# Problem statement:
Read the records below. Copy each line where the string "this" occurs.

# Provided information:
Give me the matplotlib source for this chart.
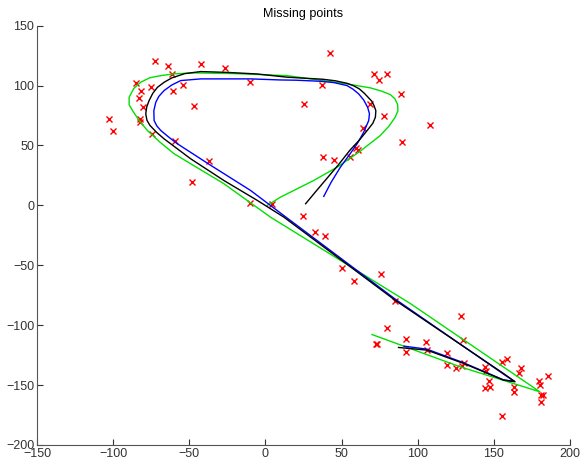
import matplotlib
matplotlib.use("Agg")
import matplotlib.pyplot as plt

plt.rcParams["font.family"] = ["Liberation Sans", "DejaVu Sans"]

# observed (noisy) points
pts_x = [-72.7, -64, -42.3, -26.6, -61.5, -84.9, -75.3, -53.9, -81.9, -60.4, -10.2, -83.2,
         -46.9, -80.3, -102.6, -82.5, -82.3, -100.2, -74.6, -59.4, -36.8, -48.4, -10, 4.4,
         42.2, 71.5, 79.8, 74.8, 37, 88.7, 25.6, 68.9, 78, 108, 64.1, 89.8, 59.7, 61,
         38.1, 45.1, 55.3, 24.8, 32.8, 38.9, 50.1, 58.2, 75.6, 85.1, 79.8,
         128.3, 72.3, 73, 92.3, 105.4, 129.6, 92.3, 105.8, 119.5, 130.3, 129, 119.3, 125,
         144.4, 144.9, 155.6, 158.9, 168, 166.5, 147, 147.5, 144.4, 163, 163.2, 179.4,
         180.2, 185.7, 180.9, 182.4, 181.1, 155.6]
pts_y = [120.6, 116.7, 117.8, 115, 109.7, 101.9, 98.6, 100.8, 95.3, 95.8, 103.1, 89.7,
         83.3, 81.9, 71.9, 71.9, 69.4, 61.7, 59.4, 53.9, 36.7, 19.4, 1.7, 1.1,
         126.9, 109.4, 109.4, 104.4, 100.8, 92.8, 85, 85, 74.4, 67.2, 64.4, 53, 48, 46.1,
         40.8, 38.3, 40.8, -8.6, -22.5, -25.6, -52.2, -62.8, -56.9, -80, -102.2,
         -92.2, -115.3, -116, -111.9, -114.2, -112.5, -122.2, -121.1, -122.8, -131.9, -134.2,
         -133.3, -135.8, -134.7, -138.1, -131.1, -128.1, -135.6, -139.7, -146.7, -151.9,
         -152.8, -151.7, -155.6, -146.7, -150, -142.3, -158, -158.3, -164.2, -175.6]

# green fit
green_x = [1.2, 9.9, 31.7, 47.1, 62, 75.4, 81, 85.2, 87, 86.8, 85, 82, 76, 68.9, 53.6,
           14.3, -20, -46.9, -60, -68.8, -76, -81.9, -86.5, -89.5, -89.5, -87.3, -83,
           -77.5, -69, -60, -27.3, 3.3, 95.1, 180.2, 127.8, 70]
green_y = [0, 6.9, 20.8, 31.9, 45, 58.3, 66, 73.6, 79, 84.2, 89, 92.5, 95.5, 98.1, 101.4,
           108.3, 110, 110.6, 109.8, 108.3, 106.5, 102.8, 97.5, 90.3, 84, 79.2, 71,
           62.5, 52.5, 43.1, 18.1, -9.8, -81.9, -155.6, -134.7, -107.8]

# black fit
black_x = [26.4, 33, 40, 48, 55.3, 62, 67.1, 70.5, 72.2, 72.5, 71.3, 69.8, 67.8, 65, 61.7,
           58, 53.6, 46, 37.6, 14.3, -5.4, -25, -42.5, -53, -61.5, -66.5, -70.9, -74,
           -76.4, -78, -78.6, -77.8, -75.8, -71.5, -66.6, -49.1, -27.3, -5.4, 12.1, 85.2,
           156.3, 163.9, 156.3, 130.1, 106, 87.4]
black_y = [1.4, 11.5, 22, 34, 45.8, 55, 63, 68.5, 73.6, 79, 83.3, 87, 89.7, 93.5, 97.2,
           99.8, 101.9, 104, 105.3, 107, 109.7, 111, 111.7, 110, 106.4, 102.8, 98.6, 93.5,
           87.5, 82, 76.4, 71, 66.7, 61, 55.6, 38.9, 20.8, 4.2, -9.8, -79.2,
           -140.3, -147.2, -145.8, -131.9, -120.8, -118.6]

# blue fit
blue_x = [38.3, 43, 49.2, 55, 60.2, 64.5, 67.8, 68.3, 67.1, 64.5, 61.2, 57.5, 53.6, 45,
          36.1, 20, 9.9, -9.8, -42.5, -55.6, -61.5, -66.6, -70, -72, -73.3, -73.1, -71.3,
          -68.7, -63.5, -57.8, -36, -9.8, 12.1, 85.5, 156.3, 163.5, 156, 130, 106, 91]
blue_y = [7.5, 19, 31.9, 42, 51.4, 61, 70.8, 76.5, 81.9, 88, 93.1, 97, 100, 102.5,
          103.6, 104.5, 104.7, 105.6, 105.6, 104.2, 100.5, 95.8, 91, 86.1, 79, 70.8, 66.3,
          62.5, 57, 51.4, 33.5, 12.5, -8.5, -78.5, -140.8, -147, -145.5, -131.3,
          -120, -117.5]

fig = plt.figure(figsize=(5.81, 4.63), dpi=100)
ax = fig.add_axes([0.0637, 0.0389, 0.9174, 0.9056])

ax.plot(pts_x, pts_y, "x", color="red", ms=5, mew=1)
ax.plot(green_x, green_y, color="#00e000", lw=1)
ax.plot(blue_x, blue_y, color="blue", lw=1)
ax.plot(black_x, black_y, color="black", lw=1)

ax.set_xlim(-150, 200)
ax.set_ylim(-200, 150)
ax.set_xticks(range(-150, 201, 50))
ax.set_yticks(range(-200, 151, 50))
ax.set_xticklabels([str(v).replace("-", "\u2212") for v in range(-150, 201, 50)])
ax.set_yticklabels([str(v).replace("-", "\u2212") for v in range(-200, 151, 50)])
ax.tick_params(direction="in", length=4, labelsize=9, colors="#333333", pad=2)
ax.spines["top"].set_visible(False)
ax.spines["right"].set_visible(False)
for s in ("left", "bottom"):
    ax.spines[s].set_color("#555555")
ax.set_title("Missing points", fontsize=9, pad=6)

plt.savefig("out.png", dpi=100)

--

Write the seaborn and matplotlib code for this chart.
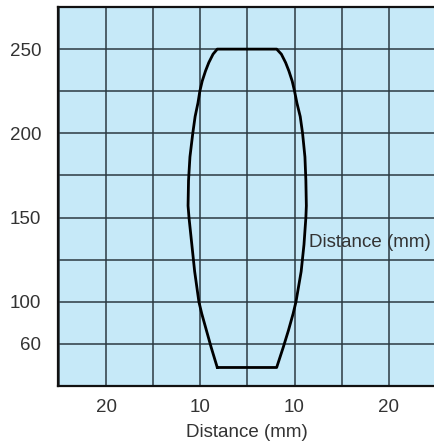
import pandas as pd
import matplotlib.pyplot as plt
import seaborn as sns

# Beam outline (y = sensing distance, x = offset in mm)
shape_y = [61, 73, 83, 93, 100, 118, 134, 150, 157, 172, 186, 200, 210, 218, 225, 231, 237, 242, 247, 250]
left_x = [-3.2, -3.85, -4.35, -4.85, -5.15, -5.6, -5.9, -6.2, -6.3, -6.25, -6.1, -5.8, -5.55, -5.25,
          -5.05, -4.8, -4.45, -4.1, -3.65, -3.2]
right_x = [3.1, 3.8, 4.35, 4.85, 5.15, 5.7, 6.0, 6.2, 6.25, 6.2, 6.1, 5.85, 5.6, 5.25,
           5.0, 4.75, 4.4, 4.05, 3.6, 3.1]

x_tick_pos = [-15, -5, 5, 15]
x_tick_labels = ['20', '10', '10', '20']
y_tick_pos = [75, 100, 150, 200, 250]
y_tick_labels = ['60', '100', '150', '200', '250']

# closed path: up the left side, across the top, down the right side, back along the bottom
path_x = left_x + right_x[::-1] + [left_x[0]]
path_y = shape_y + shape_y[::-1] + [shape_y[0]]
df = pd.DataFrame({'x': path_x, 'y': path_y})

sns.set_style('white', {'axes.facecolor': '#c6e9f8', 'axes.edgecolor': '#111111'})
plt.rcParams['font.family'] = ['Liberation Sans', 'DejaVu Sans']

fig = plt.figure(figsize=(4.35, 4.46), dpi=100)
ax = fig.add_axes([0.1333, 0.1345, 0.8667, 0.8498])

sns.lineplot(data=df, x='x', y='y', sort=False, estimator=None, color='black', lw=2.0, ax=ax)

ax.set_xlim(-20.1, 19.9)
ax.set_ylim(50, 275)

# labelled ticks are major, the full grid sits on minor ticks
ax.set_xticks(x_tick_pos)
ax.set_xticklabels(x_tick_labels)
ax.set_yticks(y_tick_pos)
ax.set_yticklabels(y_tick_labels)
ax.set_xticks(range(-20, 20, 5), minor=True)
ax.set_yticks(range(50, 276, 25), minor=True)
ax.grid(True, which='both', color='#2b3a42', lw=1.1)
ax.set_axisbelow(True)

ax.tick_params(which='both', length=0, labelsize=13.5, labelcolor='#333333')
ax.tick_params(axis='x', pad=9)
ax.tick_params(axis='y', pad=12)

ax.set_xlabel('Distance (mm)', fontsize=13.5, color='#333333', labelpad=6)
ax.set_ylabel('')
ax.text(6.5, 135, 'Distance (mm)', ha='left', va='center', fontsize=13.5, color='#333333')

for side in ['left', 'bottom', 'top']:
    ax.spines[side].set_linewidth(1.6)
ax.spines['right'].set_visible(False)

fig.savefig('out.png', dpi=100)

...

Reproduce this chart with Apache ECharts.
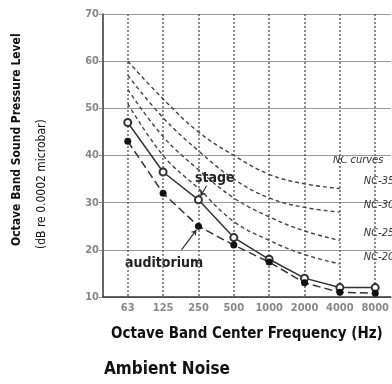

# Written solution:
Give me the matplotlib source for this chart.
Write the seaborn and matplotlib code for this chart.
Reproduce this chart with Apache ECharts.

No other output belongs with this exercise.